> **Exercise aim**:
Copy exactly, leaving out every image, the lines from the one with "Output the Python" through the one with "from matplotlib.patches import Rectangle", inclusive.

> **Dataset extract**:
++++++++++++++++++++
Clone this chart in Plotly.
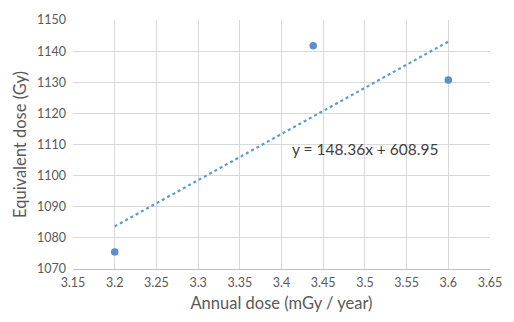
++++++++++++++++++++
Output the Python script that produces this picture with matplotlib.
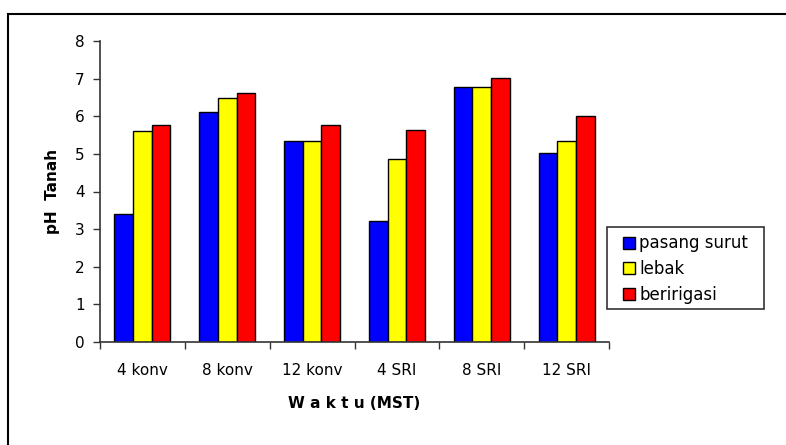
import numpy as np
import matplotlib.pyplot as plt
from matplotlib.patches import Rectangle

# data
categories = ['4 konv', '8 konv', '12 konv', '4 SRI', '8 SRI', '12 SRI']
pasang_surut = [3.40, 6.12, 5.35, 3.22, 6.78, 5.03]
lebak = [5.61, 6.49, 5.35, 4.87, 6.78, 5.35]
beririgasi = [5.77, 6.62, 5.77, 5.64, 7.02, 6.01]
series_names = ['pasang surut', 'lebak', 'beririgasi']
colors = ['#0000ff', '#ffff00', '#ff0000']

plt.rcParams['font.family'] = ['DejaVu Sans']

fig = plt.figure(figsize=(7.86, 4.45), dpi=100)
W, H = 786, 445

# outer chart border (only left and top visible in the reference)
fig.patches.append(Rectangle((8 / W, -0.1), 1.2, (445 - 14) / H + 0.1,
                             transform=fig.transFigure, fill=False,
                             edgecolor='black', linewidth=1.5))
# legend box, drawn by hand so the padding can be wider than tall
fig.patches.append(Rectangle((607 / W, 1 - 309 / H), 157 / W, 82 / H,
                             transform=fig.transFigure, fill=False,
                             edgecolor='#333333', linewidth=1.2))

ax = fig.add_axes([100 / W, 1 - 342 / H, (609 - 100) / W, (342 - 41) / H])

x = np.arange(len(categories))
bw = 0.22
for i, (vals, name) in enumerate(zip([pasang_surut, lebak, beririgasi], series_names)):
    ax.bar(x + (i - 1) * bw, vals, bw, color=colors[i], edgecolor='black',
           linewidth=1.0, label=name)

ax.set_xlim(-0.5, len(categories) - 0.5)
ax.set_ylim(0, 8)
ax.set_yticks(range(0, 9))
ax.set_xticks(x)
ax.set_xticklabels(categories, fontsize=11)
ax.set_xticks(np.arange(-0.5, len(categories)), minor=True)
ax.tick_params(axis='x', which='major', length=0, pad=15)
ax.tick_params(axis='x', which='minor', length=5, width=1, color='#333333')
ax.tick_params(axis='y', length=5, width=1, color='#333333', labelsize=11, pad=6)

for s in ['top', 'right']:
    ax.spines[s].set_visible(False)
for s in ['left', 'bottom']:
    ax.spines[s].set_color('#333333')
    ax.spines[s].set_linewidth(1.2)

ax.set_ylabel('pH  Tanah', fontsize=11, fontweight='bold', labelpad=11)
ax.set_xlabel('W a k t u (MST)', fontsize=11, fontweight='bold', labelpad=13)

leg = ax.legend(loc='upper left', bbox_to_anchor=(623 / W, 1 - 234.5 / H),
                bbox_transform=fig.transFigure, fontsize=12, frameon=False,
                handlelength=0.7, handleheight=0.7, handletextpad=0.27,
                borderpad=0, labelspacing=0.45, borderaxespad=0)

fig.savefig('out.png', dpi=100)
++++++++++++++++++++
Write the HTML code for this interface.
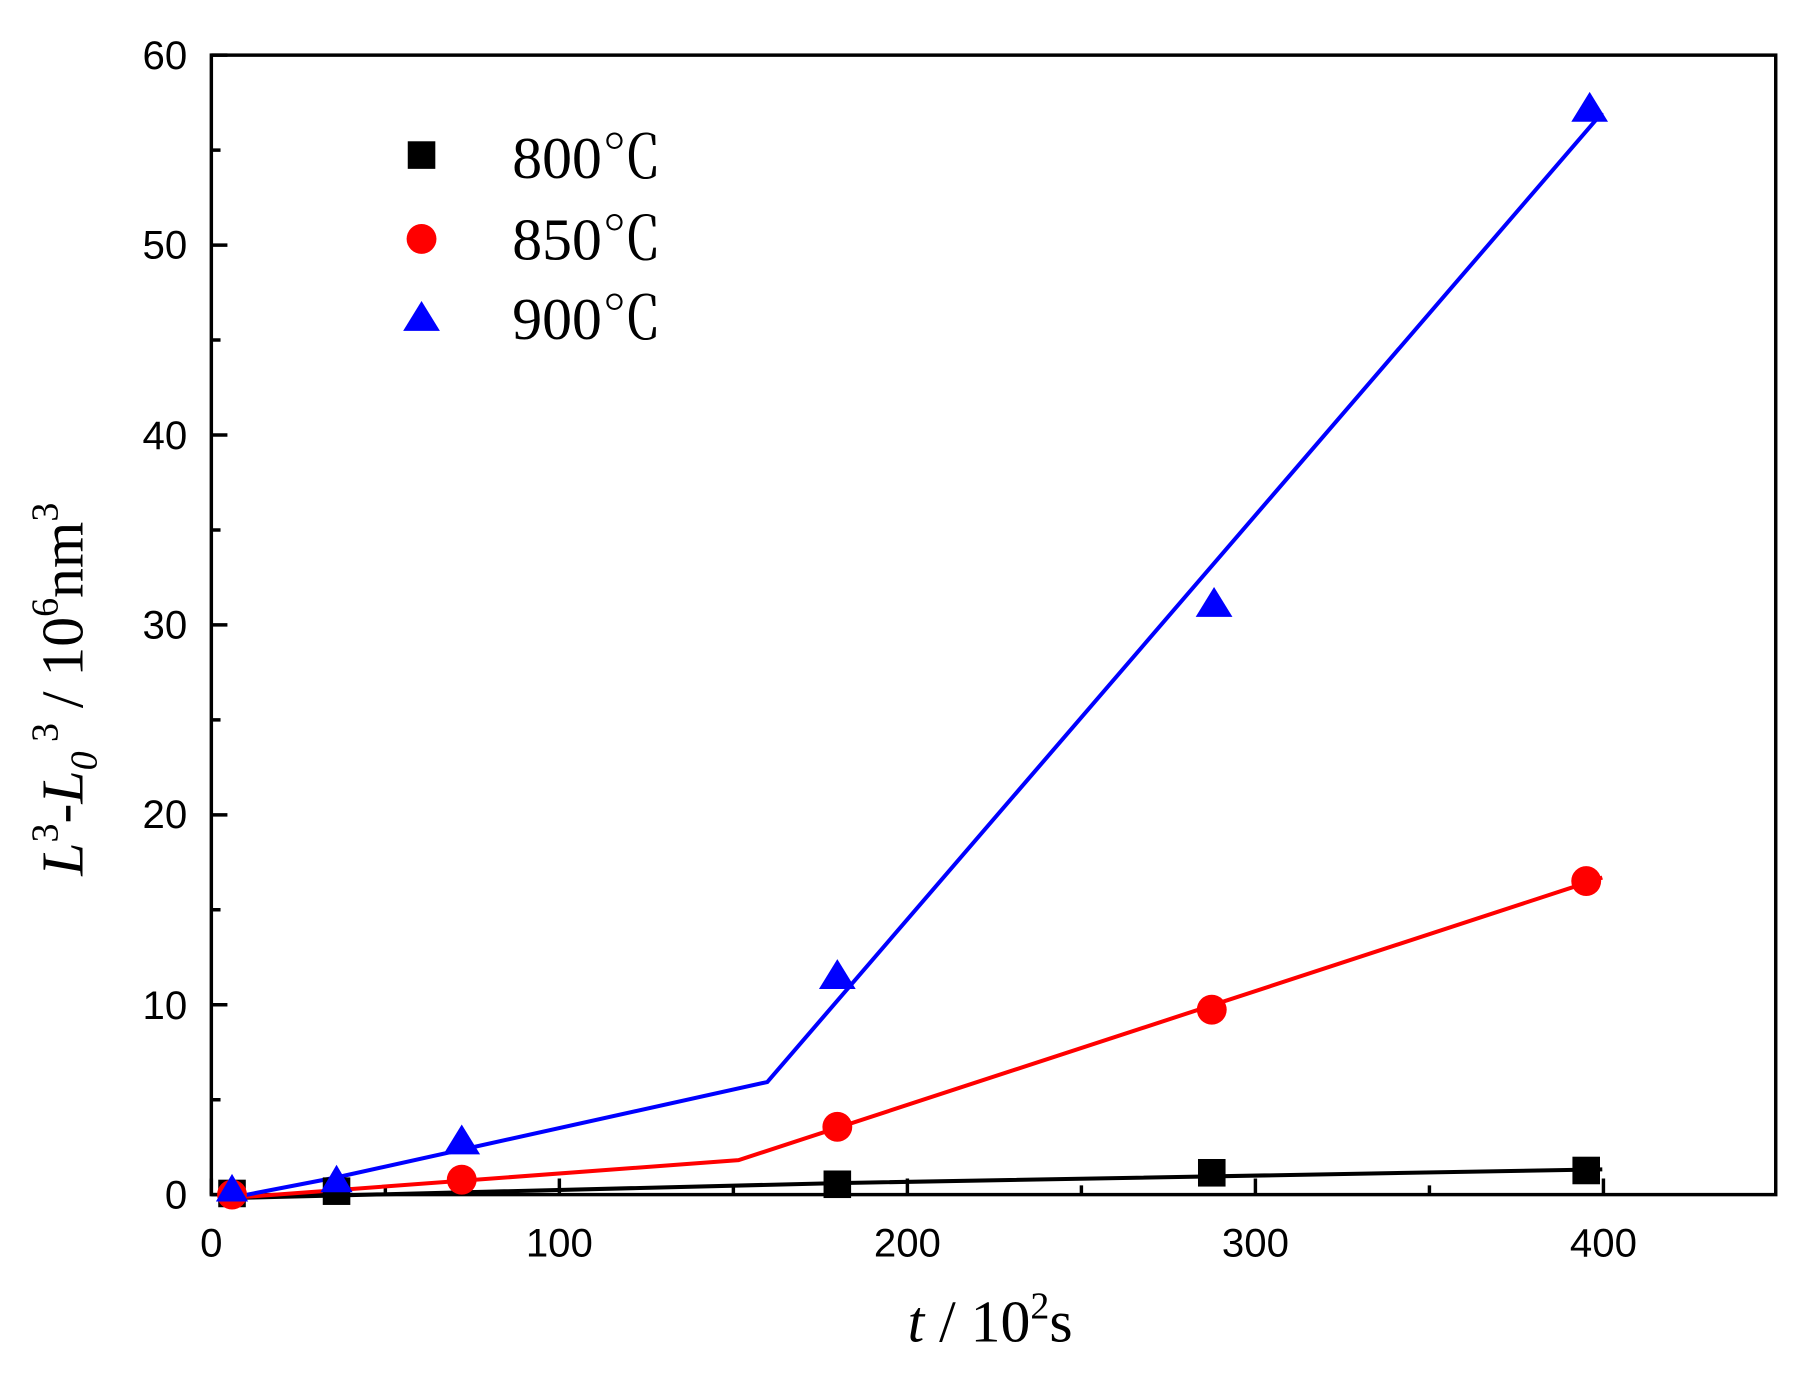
++++++++++++++++++++
> **Result of the exercise**:
Output the Python script that produces this picture with matplotlib.
import numpy as np
import matplotlib.pyplot as plt
from matplotlib.patches import Rectangle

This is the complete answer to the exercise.